There’s a certain yellow book you’ll find on the shelves of most major tech companies. I’ve seen it at Facebook, Google, PayPal, and Slack. It’s given out at tech conferences and company training events. A friend working at Microsoft told me the CEO, Satya Nadella, held up a copy and recommended it to all the company’s employees.
The book, Hooked: How to Build Habit-Forming Products, was a Wall Street Journal best seller and, at the time of this writing, still ranks as the number one book in the “Products” category on Amazon. It’s a cookbook, of sorts. The book contains a recipe for human behavior—your behavior. These tech companies know that in order to make money, they need to keep us coming back—their business models depend on it.
I know this because I’ve spent the past decade researching the hidden psychology that some of the most successful companies in the world use to make their products so captivating. For years, I taught future executives at both the Stanford Graduate School of Business and at the Hasso Plattner Institute of Design.

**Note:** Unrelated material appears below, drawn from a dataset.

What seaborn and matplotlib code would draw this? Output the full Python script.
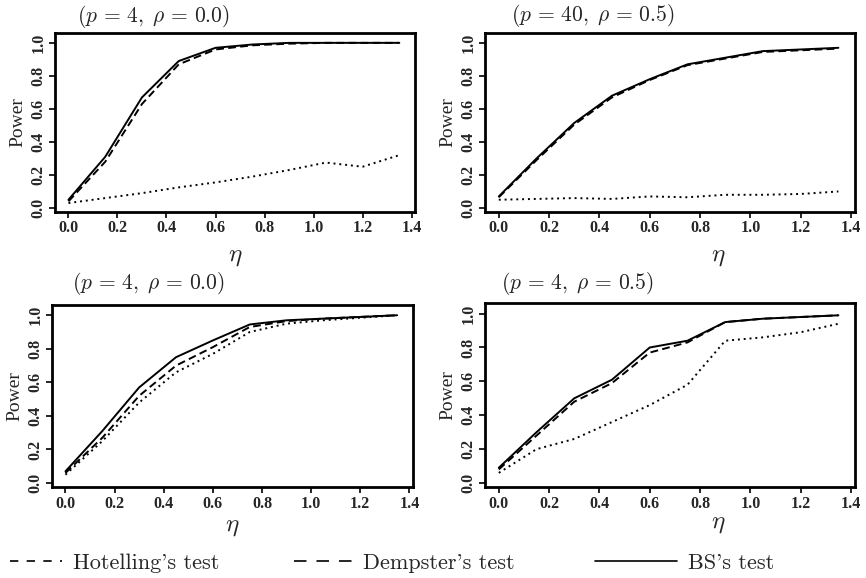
import numpy as np
import pandas as pd
import matplotlib
matplotlib.use("Agg")
import matplotlib.pyplot as plt
from matplotlib.lines import Line2D
import seaborn as sns

# --- DATA ---
ETA = [0.0, 0.15, 0.30, 0.45, 0.60, 0.75, 0.90, 1.05, 1.20, 1.35]
TESTS = ["Hotelling's test", "Dempster's test", "BS's test"]

TITLES = [r"$(p\,=\,4,\;\rho\,=\,0.0)$", r"$(p\,=\,40,\;\rho\,=\,0.5)$",
          r"$(p\,=\,4,\;\rho\,=\,0.0)$", r"$(p\,=\,4,\;\rho\,=\,0.5)$"]

# panel 1 (top left)
P1_HOT = [0.03, 0.06, 0.09, 0.125, 0.155, 0.19, 0.23, 0.275, 0.25, 0.32]
P1_DEM = [0.04, 0.28, 0.63, 0.87, 0.96, 0.985, 0.995, 1.0, 1.0, 1.0]
P1_BS = [0.05, 0.31, 0.67, 0.89, 0.97, 0.99, 1.0, 1.0, 1.0, 1.0]
# panel 2 (top right)
P2_HOT = [0.05, 0.055, 0.06, 0.055, 0.07, 0.065, 0.08, 0.08, 0.085, 0.10]
P2_DEM = [0.065, 0.29, 0.505, 0.67, 0.775, 0.865, 0.905, 0.945, 0.955, 0.965]
P2_BS = [0.07, 0.30, 0.515, 0.68, 0.78, 0.87, 0.91, 0.95, 0.96, 0.97]
# panel 3 (bottom left)
P3_HOT = [0.05, 0.25, 0.48, 0.66, 0.77, 0.90, 0.95, 0.97, 0.985, 1.0]
P3_DEM = [0.06, 0.27, 0.52, 0.70, 0.81, 0.93, 0.965, 0.98, 0.99, 1.0]
P3_BS = [0.07, 0.31, 0.57, 0.75, 0.85, 0.945, 0.97, 0.98, 0.99, 1.0]
# panel 4 (bottom right)
P4_HOT = [0.06, 0.20, 0.26, 0.36, 0.46, 0.58, 0.84, 0.86, 0.89, 0.94]
P4_DEM = [0.08, 0.28, 0.48, 0.59, 0.77, 0.83, 0.95, 0.97, 0.98, 0.99]
P4_BS = [0.09, 0.30, 0.50, 0.61, 0.80, 0.84, 0.95, 0.97, 0.98, 0.99]

PANELS = [(P1_HOT, P1_DEM, P1_BS), (P2_HOT, P2_DEM, P2_BS),
          (P3_HOT, P3_DEM, P3_BS), (P4_HOT, P4_DEM, P4_BS)]

DASHES = {"Hotelling's test": (1, 2), "Dempster's test": (4, 2.2), "BS's test": ""}

# axes rectangles in figure fraction
RECTS = [(0.0635, 0.633, 0.416, 0.310), (0.560, 0.633, 0.427, 0.310),
         (0.060, 0.157, 0.417, 0.315), (0.560, 0.157, 0.427, 0.318)]
TITLE_POS = [(0.06, 1.09), (0.07, 1.10), (0.055, 1.12), (0.043, 1.11)]
ETA_POS = [(0.5, -0.25), (0.63, -0.25), (0.5, -0.22), (0.63, -0.20)]

# legend entries: (handle dashes, handle length, left anchor in fig fraction)
LEG = [((5.0, 5.0), 2.3, 0.012), ((7.5, 6.0), 2.6, 0.340), (None, 3.7, 0.687)]


def make_frame(hot, dem, bs):
    rows = []
    for name, vals in zip(TESTS, (hot, dem, bs)):
        for e, v in zip(ETA, vals):
            rows.append({"eta": e, "power": v, "test": name})
    return pd.DataFrame(rows)


def main():
    sns.set_style("ticks")
    plt.rcParams["font.family"] = ["Liberation Serif", "DejaVu Serif"]
    plt.rcParams["mathtext.fontset"] = "cm"

    fig = plt.figure(figsize=(8.66, 5.78), dpi=100)

    for i, (series, rect) in enumerate(zip(PANELS, RECTS)):
        ax = fig.add_axes(rect)
        df = make_frame(*series)
        sns.lineplot(data=df, x="eta", y="power", style="test", dashes=DASHES,
                     color="black", linewidth=1.4, legend=False, ax=ax)
        ax.set_xlim(-0.055, 1.415)
        ax.set_ylim(-0.025, 1.06)
        ax.set_xticks(np.arange(0, 1.41, 0.2))
        ax.set_yticks(np.arange(0, 1.01, 0.2))
        ax.set_xticklabels([f"{t:.1f}" for t in np.arange(0, 1.41, 0.2)],
                           fontweight="bold", fontsize=11.5)
        ax.set_yticklabels([f"{t:.1f}" for t in np.arange(0, 1.01, 0.2)],
                           fontweight="bold", fontsize=11.5, rotation=90, va="center")
        ax.tick_params(direction="out", length=4, width=1.2, color="black", pad=2)
        for sp in ax.spines.values():
            sp.set_linewidth(2)
            sp.set_color("black")
        ax.set_xlabel("")
        ax.set_ylabel("Power", fontsize=14, labelpad=3)
        tx, ty = TITLE_POS[i]
        ax.text(tx, ty, TITLES[i], transform=ax.transAxes, fontsize=15.5,
                ha="left", va="center")
        ex, ey = ETA_POS[i]
        ax.text(ex, ey, r"$\eta$", transform=ax.transAxes, fontsize=18,
                ha="center", va="center")

    # bottom legend: one entry per legend so each key can have its own length
    for name, (dash, hlen, left) in zip(TESTS, LEG):
        h = Line2D([], [], color="black", lw=1.2)
        if dash is not None:
            h.set_dashes(dash)
        fig.legend([h], [name], loc="center left", bbox_to_anchor=(left, 0.026),
                   frameon=False, handlelength=hlen, handletextpad=0.5,
                   borderpad=0, borderaxespad=0,
                   prop={"family": ["cmr10", "DejaVu Serif"], "size": 16})

    fig.savefig("out.png", dpi=100)


if __name__ == "__main__":
    main()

In writing Hooked, my hope was that start-ups and socially concerned companies would use this knowledge to design new ways of helping people build better habits. Why should the tech giants keep these secrets to themselves? Shouldn’t we use the same psychology that makes video games and social media so engaging to design products to help people live better lives?
Since Hooked was published, thousands of companies have used the book to empower their users to build helpful and healthy habits. Fitbod is a fitness app that helps people build better exercise routines. Byte Foods seeks to change people’s eating habits with internet-connected pantries that offer locally made fresh meals. Kahoot! builds software to make classroom learning more engaging and fun.1
We want our products to be user friendly, easy to navigate, and yes, habit-forming. Companies making their products more engaging isn’t necessarily a problem—it’s progress.
But there’s also a dark side. As philosopher Paul Virilio wrote, “When you invent the ship, you also invent the shipwreck.” In the case of user-friendly products and services, what makes some products engaging and easy to use can also make them distracting.
For many people, these distractions can get out of hand, leaving us with a feeling that our decisions are not our own. The fact is, in this day and age, if you are not equipped to manage distraction, your brain will be manipulated by time-wasting diversions.
In the next few pages, I’ll reveal my own struggle with distraction, and how I, ironically, got hooked. But I’ll also share how I overcame my struggle and explain why we are much more powerful than any of the tech giants. As an industry insider, I know their Achilles’ heel—and soon you will too.
The good news is that we have the unique ability to adapt to such threats. We can take steps right now to retrain and regain our brains. To be blunt, what other choice do we have? We don’t have time to wait for regulators to do something, and if you hold your breath waiting for corporations to make their products less distracting, well, you’re going to suffocate.
In the future, there will be two kinds of people in the world: those who let their attention and lives be controlled and coerced by others and those who proudly call themselves “indistractable.” By opening this book, you’ve taken the first step toward owning your time and your future.
But you’re just getting started. For years you’ve been conditioned to expect instant gratification. Think of getting to the last page of Indistractable as a personal challenge to liberate your mind.
The antidote to impulsiveness is forethought. Planning ahead ensures you will follow through. With the techniques in this book, you’ll learn exactly what to do from this day forth to control your attention and choose your life.
1 I loved the way Kahoot! and Byte Foods used my book so much that I decided to invest in both companies.